> **Task description**: All lines featuring the string "this" are to be listed.
** START **
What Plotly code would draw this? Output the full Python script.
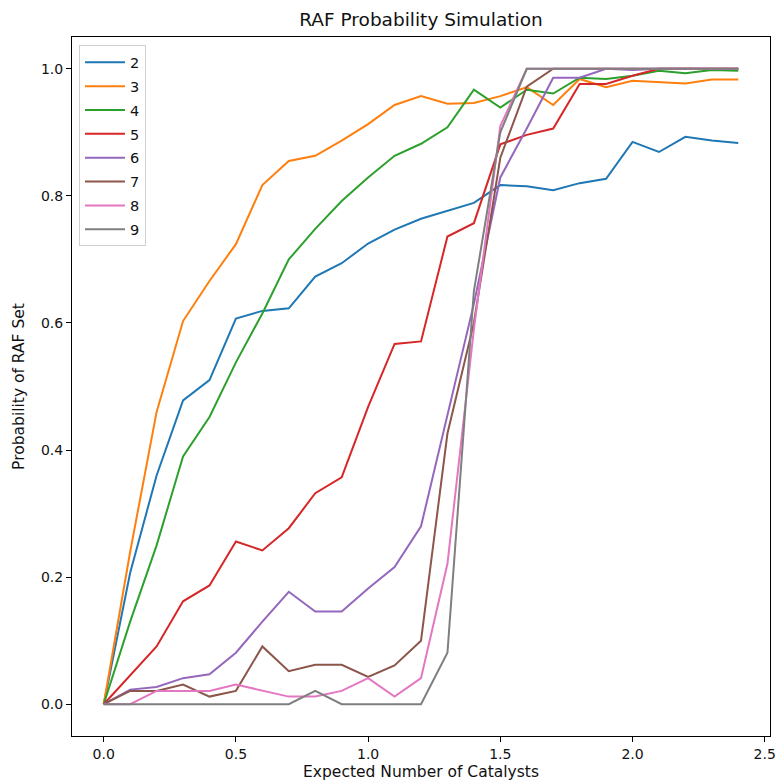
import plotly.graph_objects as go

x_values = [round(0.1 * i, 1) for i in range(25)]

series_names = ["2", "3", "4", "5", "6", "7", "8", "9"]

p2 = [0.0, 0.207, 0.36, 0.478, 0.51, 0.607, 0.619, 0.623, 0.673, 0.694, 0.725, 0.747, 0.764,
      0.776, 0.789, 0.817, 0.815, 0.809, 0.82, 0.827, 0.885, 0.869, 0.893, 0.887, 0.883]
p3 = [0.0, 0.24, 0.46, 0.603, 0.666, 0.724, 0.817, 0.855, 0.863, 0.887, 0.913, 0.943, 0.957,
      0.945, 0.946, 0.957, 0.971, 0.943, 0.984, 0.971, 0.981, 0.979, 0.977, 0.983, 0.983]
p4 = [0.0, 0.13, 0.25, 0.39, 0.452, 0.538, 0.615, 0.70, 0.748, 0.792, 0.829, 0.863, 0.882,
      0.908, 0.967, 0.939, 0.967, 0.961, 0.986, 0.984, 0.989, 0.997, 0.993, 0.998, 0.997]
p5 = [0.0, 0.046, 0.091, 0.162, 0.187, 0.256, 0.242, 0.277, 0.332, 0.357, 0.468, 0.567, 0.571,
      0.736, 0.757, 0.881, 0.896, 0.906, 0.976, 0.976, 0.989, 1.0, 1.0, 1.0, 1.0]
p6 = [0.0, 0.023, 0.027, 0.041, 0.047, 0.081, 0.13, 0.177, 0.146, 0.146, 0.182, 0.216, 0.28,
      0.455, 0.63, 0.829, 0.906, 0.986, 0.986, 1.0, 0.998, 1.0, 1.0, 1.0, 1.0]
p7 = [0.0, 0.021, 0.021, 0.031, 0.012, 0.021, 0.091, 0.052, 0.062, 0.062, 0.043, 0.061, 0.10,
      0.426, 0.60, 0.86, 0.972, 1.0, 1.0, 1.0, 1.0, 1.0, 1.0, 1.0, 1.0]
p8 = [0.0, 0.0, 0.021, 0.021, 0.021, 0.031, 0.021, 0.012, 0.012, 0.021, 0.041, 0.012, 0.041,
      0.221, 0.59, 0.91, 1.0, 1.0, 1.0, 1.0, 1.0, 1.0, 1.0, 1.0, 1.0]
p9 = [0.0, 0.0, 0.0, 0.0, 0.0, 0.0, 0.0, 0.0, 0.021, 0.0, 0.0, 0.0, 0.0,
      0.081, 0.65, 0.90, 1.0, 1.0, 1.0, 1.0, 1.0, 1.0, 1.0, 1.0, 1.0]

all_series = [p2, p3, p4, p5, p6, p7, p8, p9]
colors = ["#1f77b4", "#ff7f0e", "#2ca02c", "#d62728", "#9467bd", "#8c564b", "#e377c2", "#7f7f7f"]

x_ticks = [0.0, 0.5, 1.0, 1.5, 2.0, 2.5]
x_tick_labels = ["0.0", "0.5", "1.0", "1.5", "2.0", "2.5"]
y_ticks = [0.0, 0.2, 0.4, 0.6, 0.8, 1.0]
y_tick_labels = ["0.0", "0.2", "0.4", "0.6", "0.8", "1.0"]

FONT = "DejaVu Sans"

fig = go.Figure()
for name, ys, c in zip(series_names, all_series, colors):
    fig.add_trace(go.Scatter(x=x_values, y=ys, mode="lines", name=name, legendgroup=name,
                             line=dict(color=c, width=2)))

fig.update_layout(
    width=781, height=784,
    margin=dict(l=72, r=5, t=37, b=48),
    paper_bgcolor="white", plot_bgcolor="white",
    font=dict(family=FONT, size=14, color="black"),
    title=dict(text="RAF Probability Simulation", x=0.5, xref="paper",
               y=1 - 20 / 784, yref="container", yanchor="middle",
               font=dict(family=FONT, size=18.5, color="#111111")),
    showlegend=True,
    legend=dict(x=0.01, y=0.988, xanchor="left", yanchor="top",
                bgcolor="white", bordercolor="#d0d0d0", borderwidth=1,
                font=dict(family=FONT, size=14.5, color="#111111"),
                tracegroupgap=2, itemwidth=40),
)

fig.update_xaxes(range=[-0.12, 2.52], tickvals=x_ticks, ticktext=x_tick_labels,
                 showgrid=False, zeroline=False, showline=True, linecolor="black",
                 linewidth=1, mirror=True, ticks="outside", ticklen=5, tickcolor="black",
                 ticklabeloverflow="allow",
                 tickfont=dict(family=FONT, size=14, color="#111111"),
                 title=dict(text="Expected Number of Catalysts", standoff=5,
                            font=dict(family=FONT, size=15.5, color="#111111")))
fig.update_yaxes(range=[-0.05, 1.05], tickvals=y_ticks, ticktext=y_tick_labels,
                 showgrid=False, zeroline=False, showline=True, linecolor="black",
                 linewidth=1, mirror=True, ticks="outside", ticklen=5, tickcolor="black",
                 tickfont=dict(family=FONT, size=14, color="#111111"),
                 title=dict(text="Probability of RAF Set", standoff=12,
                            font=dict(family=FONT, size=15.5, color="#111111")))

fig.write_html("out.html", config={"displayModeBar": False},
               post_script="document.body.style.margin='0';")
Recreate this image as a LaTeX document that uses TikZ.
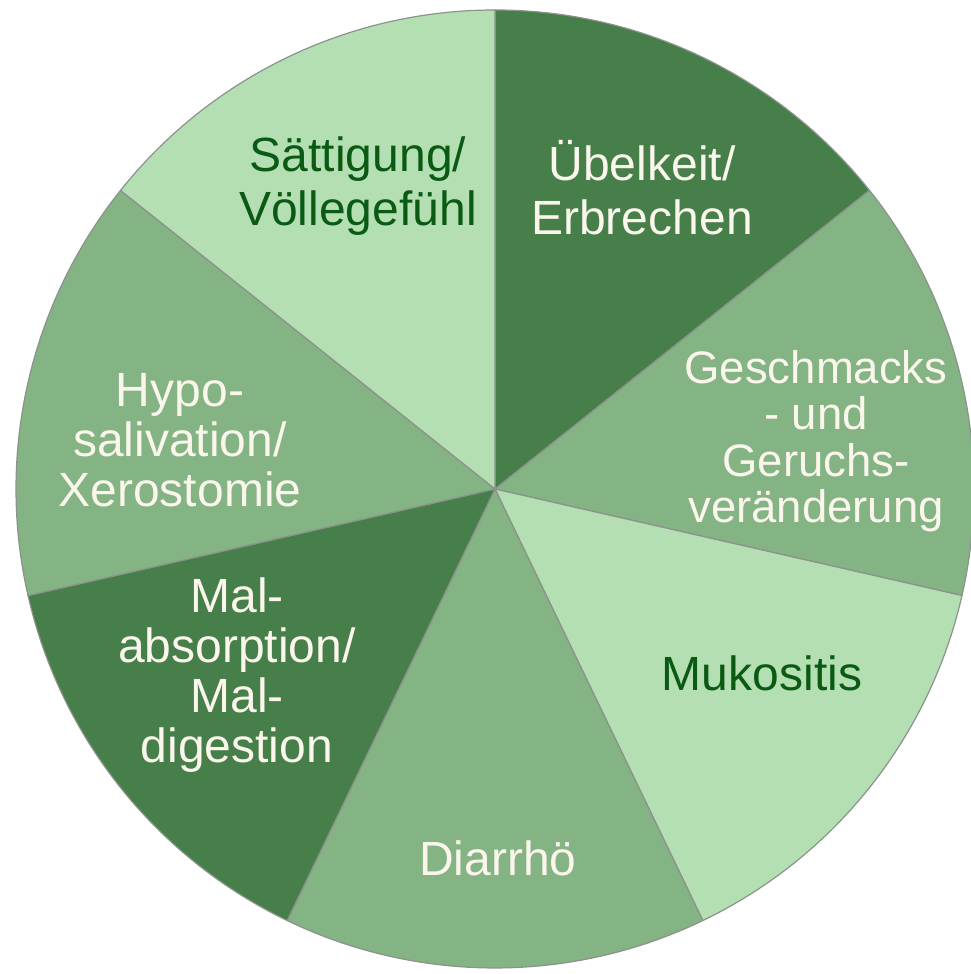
** END **
> **Correct answer**:
What Plotly code would draw this? Output the full Python script.
Recreate this image as a LaTeX document that uses TikZ.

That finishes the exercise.